■ Provided data
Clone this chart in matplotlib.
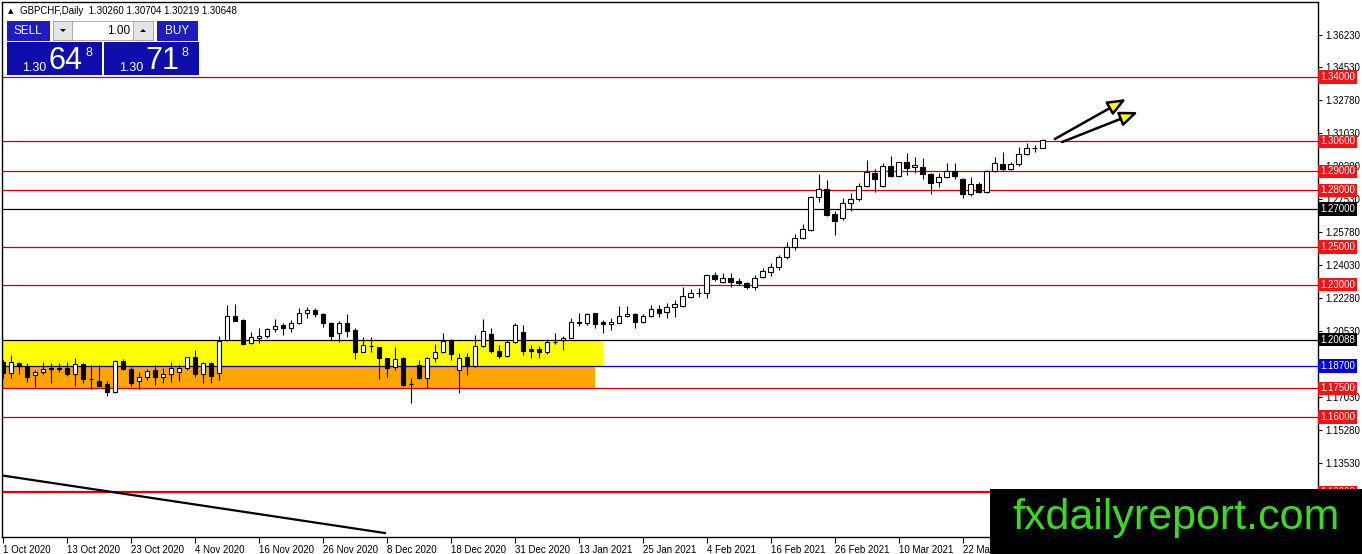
import numpy as np
import matplotlib.pyplot as plt
import matplotlib.transforms as mtransforms
from matplotlib.patches import Rectangle, Polygon

plt.rcParams['font.family'] = ['Liberation Sans', 'DejaVu Sans']

# GBPCHF daily candles, 1 Oct 2020 .. early Apr 2021
opens = [1.1890, 1.1832, 1.1885, 1.1869, 1.1822, 1.1837, 1.1859, 1.1853, 1.1859, 1.1827,
         1.1880, 1.1800, 1.1790, 1.1774, 1.1731, 1.1896, 1.1853, 1.1790, 1.1811, 1.1848,
         1.1811, 1.1827, 1.1837, 1.1859, 1.1917, 1.1827, 1.1885, 1.1832, 1.2007, 1.2134,
         1.2113, 1.1991, 1.2018, 1.2028, 1.2066, 1.2087, 1.2071, 1.2097, 1.2150, 1.2166,
         1.2145, 1.2097, 1.2044, 1.2097, 1.2060, 1.1943, 1.1975, 1.1970, 1.1912, 1.1864,
         1.1912, 1.1774, 1.1874, 1.1806, 1.1912, 1.1943, 1.2007, 1.1848, 1.1917, 1.1869,
         1.1975, 1.2039, 1.1949, 1.1922, 1.1997, 1.2050, 1.1959, 1.1959, 1.1943, 1.1997,
         1.2007, 1.2018, 1.2103, 1.2097, 1.2150, 1.2103, 1.2092, 1.2097, 1.2134, 1.2145,
         1.2103, 1.2134, 1.2172, 1.2156, 1.2182, 1.2187, 1.2235, 1.2256, 1.2256, 1.2352,
         1.2315, 1.2336, 1.2320, 1.2309, 1.2288, 1.2341, 1.2368, 1.2394, 1.2447, 1.2500,
         1.2548, 1.2590, 1.2765, 1.2807, 1.2675, 1.2654, 1.2733, 1.2754, 1.2823, 1.2892,
         1.2823, 1.2929, 1.2876, 1.2950, 1.2924, 1.2924, 1.2887, 1.2844, 1.2871, 1.2903,
         1.2860, 1.2781, 1.2834, 1.2791, 1.2903, 1.2940, 1.2913, 1.2940, 1.2993, 1.3024,
         1.30260]
highs = [1.1901, 1.1928, 1.1890, 1.1885, 1.1848, 1.1890, 1.1885, 1.1885, 1.1890, 1.1912,
         1.1885, 1.1874, 1.1874, 1.1790, 1.1901, 1.1906, 1.1864, 1.1837, 1.1853, 1.1874,
         1.1859, 1.1890, 1.1874, 1.1917, 1.1954, 1.1890, 1.1890, 1.2028, 1.2193, 1.2198,
         1.2118, 1.2050, 1.2071, 1.2071, 1.2118, 1.2097, 1.2113, 1.2177, 1.2182, 1.2177,
         1.2150, 1.2103, 1.2108, 1.2145, 1.2071, 1.2023, 1.2023, 1.1970, 1.1912, 1.1970,
         1.1917, 1.1806, 1.1901, 1.1917, 1.1986, 1.2044, 1.2012, 1.1938, 1.1938, 1.2034,
         1.2118, 1.2071, 1.1981, 1.2007, 1.2097, 1.2087, 1.1981, 1.1975, 1.2012, 1.2044,
         1.2028, 1.2124, 1.2150, 1.2150, 1.2150, 1.2113, 1.2124, 1.2187, 1.2187, 1.2150,
         1.2145, 1.2193, 1.2193, 1.2203, 1.2219, 1.2288, 1.2278, 1.2283, 1.2357, 1.2368,
         1.2362, 1.2362, 1.2336, 1.2315, 1.2352, 1.2389, 1.2415, 1.2458, 1.2527, 1.2569,
         1.2622, 1.2770, 1.2887, 1.2855, 1.2691, 1.2759, 1.2786, 1.2839, 1.2961, 1.2913,
         1.2945, 1.2982, 1.2950, 1.2998, 1.2977, 1.2971, 1.2892, 1.2892, 1.2945, 1.2945,
         1.2865, 1.2871, 1.2844, 1.2908, 1.2977, 1.3003, 1.2950, 1.3030, 1.3051, 1.3040,
         1.30704]
lows = [1.1806, 1.1806, 1.1827, 1.1784, 1.1758, 1.1827, 1.1779, 1.1837, 1.1816, 1.1763,
        1.1779, 1.1747, 1.1763, 1.1710, 1.1726, 1.1848, 1.1763, 1.1747, 1.1795, 1.1768,
        1.1779, 1.1784, 1.1790, 1.1848, 1.1811, 1.1779, 1.1779, 1.1795, 1.2002, 1.2108,
        1.1981, 1.1986, 1.1991, 1.2018, 1.2050, 1.2034, 1.2050, 1.2092, 1.2124, 1.2129,
        1.2076, 1.2007, 1.1997, 1.2023, 1.1906, 1.1943, 1.1943, 1.1800, 1.1811, 1.1848,
        1.1763, 1.1673, 1.1800, 1.1753, 1.1890, 1.1938, 1.1901, 1.1726, 1.1822, 1.1864,
        1.1970, 1.1938, 1.1912, 1.1917, 1.1991, 1.1928, 1.1912, 1.1912, 1.1933, 1.1986,
        1.1954, 1.2018, 1.2081, 1.2087, 1.2071, 1.2044, 1.2060, 1.2097, 1.2129, 1.2071,
        1.2097, 1.2129, 1.2129, 1.2124, 1.2129, 1.2182, 1.2230, 1.2235, 1.2230, 1.2320,
        1.2309, 1.2288, 1.2299, 1.2278, 1.2272, 1.2336, 1.2347, 1.2378, 1.2436, 1.2484,
        1.2542, 1.2585, 1.2738, 1.2664, 1.2564, 1.2643, 1.2691, 1.2744, 1.2818, 1.2791,
        1.2818, 1.2871, 1.2871, 1.2881, 1.2892, 1.2860, 1.2781, 1.2818, 1.2865, 1.2860,
        1.2759, 1.2770, 1.2786, 1.2786, 1.2897, 1.2903, 1.2908, 1.2929, 1.2987, 1.3003,
        1.30219]
closes = [1.1832, 1.1890, 1.1869, 1.1811, 1.1837, 1.1853, 1.1853, 1.1859, 1.1827, 1.1880,
          1.1800, 1.1800, 1.1763, 1.1731, 1.1896, 1.1853, 1.1779, 1.1811, 1.1843, 1.1811,
          1.1827, 1.1859, 1.1859, 1.1917, 1.1827, 1.1885, 1.1816, 1.2002, 1.2134, 1.2108,
          1.1986, 1.2023, 1.2028, 1.2066, 1.2081, 1.2071, 1.2097, 1.2150, 1.2166, 1.2145,
          1.2097, 1.2028, 1.2097, 1.2055, 1.1943, 1.1981, 1.1975, 1.1912, 1.1859, 1.1906,
          1.1768, 1.1774, 1.1806, 1.1912, 1.1943, 1.2002, 1.1933, 1.1912, 1.1869, 1.1975,
          1.2055, 1.1949, 1.1922, 1.1997, 1.2087, 1.1949, 1.1949, 1.1943, 1.1997, 1.1997,
          1.2018, 1.2103, 1.2097, 1.2145, 1.2092, 1.2092, 1.2103, 1.2134, 1.2145, 1.2103,
          1.2134, 1.2172, 1.2150, 1.2182, 1.2198, 1.2240, 1.2256, 1.2256, 1.2352, 1.2331,
          1.2336, 1.2315, 1.2309, 1.2288, 1.2336, 1.2373, 1.2394, 1.2447, 1.2500, 1.2548,
          1.2595, 1.2765, 1.2807, 1.2669, 1.2638, 1.2733, 1.2754, 1.2823, 1.2897, 1.2860,
          1.2929, 1.2876, 1.2950, 1.2918, 1.2934, 1.2887, 1.2839, 1.2871, 1.2903, 1.2876,
          1.2781, 1.2834, 1.2791, 1.2903, 1.2945, 1.2913, 1.2940, 1.2993, 1.3024, 1.3024,
          1.30648]

date_labels = ['1 Oct 2020', '13 Oct 2020', '23 Oct 2020', '4 Nov 2020', '16 Nov 2020',
               '26 Nov 2020', '8 Dec 2020', '18 Dec 2020', '31 Dec 2020', '13 Jan 2021',
               '25 Jan 2021', '4 Feb 2021', '16 Feb 2021', '26 Feb 2021', '10 Mar 2021',
               '22 Mar 2021']
date_idx = [8 * k for k in range(len(date_labels))]

# visible scale ticks (1.18780 and 1.11780 sit under the blue label / watermark)
price_ticks = [1.36230, 1.34530, 1.32780, 1.31030, 1.29280, 1.27530, 1.25780, 1.24030,
               1.22280, 1.20530, 1.17030, 1.15280, 1.13530]

red_levels = [1.34000, 1.30600, 1.29000, 1.28000, 1.25000, 1.23000, 1.17500, 1.16000]
black_levels = [1.27000, 1.20088]
blue_level = 1.18700
bottom_level = 1.12000

# zones (bar index end, price range)
yellow_zone = (75, 1.18700, 1.20088)
orange_zone = (74, 1.17500, 1.18700)
trend_pts = ([-0.4, 47.75], [1.1291, 1.0984])
arrows = [((131.5, 1.3072), (140.4, 1.3284)), ((132.4, 1.3056), (141.9, 1.3215))]

RED_LINE = '#c00000'
RED_BOX = '#f01414'

W, H = 1362, 554
fig = plt.figure(figsize=(W / 100, H / 100), dpi=100)
fig.patch.set_facecolor('white')
ax = fig.add_axes([2 / W, 17 / H, 1316 / W, 535 / H])
ax.set_xlim(-0.125, 164.4)
ax.set_ylim(1.0963, 1.3798)

x = np.arange(len(opens))
o = np.array(opens); c = np.array(closes)
ax.vlines(x, lows, highs, color='black', lw=0.8, zorder=4)
fc = ['white' if cc >= oo else 'black' for oo, cc in zip(o, c)]
ax.bar(x, np.abs(c - o), bottom=np.minimum(o, c), width=0.6, color=fc,
       edgecolor='black', linewidth=0.8, zorder=5)

# zones
ax.add_patch(Rectangle((-1, yellow_zone[1]), yellow_zone[0] + 1, yellow_zone[2] - yellow_zone[1],
                       facecolor='#ffff00', edgecolor='none', zorder=1))
ax.add_patch(Rectangle((-1, orange_zone[1]), orange_zone[0] + 1, orange_zone[2] - orange_zone[1],
                       facecolor='#ffa500', edgecolor='none', zorder=1))

for lv in red_levels:
    ax.axhline(lv, color=RED_LINE, lw=0.9, zorder=2)
for lv in black_levels:
    ax.axhline(lv, color='black', lw=0.9, zorder=2)
ax.axhline(blue_level, color='#0000c8', lw=0.9, zorder=2)
ax.axhline(bottom_level, color='#e00000', lw=1.6, zorder=2)

ax.plot(trend_pts[0], trend_pts[1], color='black', lw=1.6, zorder=3)

for (x0, y0), (x1, y1) in arrows:
    ax.annotate('', xy=(x1, y1), xytext=(x0, y0),
                arrowprops=dict(arrowstyle='-|>,head_length=1.1,head_width=0.45',
                                lw=1.8, color='black', fc='#ffff00', shrinkA=0, shrinkB=0),
                zorder=6)

# axes styling
for s in ax.spines.values():
    s.set_linewidth(1.0)
    s.set_color('black')
ax.yaxis.tick_right()
ax.set_yticks(price_ticks)
ax.set_yticklabels(['%.5f' % v for v in price_ticks], fontsize=7)
ax.tick_params(axis='y', direction='out', length=3, width=0.8, pad=2)
ax.set_xticks(date_idx)
ax.set_xticklabels(date_labels, fontsize=7, ha='left')
ax.tick_params(axis='x', direction='out', length=4, width=0.8, pad=2)

# level labels on price scale
blend = mtransforms.blended_transform_factory(ax.transAxes, ax.transData)
def level_label(v, fc):
    ax.text(1.0 + 2 / 1316, v, '%.5f' % v, transform=blend, fontsize=7, color='white',
            va='center', ha='left', clip_on=False, zorder=20,
            bbox=dict(boxstyle='square,pad=0.18', fc=fc, ec='none'))
for lv in red_levels + [bottom_level]:
    level_label(lv, RED_BOX)
for lv in black_levels:
    level_label(lv, 'black')
level_label(blue_level, '#0000e0')

# header
ax.text(6 / 1316, 1 - 9 / 535, '\u25b2', transform=ax.transAxes, fontsize=5, va='center',
        ha='left', family=['DejaVu Sans'])
ax.text(18 / 1316, 1 - 9 / 535, 'GBPCHF,Daily  %.5f %.5f %.5f %.5f'
        % (opens[-1], highs[-1], lows[-1], closes[-1]),
        transform=ax.transAxes, fontsize=7, va='center', ha='left')

# overlay in pixel coordinates: trade panel + watermark
ov = fig.add_axes([0, 0, 1, 1], zorder=10)
ov.set_xlim(0, W)
ov.set_ylim(H, 0)
ov.axis('off')
ov.patch.set_alpha(0)

btn = '#1c1cc0'
dark = '#0e0eaa'
ov.add_patch(Rectangle((5, 19), 195, 57, fc='white', ec='none'))
ov.add_patch(Rectangle((7, 21), 43, 20, fc=btn, ec='none'))
ov.text(28, 31, 'SELL', color='white', fontsize=8.5, ha='center', va='center')
ov.add_patch(Rectangle((157, 21), 41, 20, fc=btn, ec='none'))
ov.text(177, 31, 'BUY', color='white', fontsize=8.5, ha='center', va='center')
ov.add_patch(Rectangle((53, 21), 100, 19, fc='white', ec='#a0a0a0', lw=0.6))
ov.add_patch(Rectangle((53, 21), 19, 19, fc='#e4e4e4', ec='#a0a0a0', lw=0.6))
ov.add_patch(Rectangle((133, 21), 20, 19, fc='#e4e4e4', ec='#a0a0a0', lw=0.6))
ov.add_patch(Polygon([(60, 29), (66, 29), (63, 32)], closed=True, fc='black', ec='none'))
ov.add_patch(Polygon([(140, 32), (146, 32), (143, 29)], closed=True, fc='black', ec='none'))
ov.text(130, 30.5, '1.00', fontsize=8.5, ha='right', va='center')
ov.add_patch(Rectangle((7, 42), 95, 33, fc=dark, ec='none'))
ov.add_patch(Rectangle((104, 42), 95, 33, fc=dark, ec='none'))
for x0, big, small in [(22, '64', '8'), (119, '71', '8')]:
    ov.text(x0, 71, '1.30', color='white', fontsize=9, ha='left', va='baseline')
    ov.text(x0 + 26, 69, big, color='white', fontsize=22, ha='left', va='baseline')
    ov.text(x0 + 63, 56, small, color='white', fontsize=9, ha='left', va='baseline')

ov.add_patch(Rectangle((990, 489), W - 990, H - 489, fc='black', ec='none'))
ov.text(1176, 518, 'fxdailyreport.com', color='#3ada20', fontsize=31, ha='center', va='center')

fig.savefig('out.png', dpi=100)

■ Short problem
Output exactly the span of lines from the top of the listing through the line holding "plt.rcParams['font.family'] = ['Liberation", and leave every picture out.

■ Expected output
Clone this chart in matplotlib.
import numpy as np
import matplotlib.pyplot as plt
import matplotlib.transforms as mtransforms
from matplotlib.patches import Rectangle, Polygon

plt.rcParams['font.family'] = ['Liberation Sans', 'DejaVu Sans']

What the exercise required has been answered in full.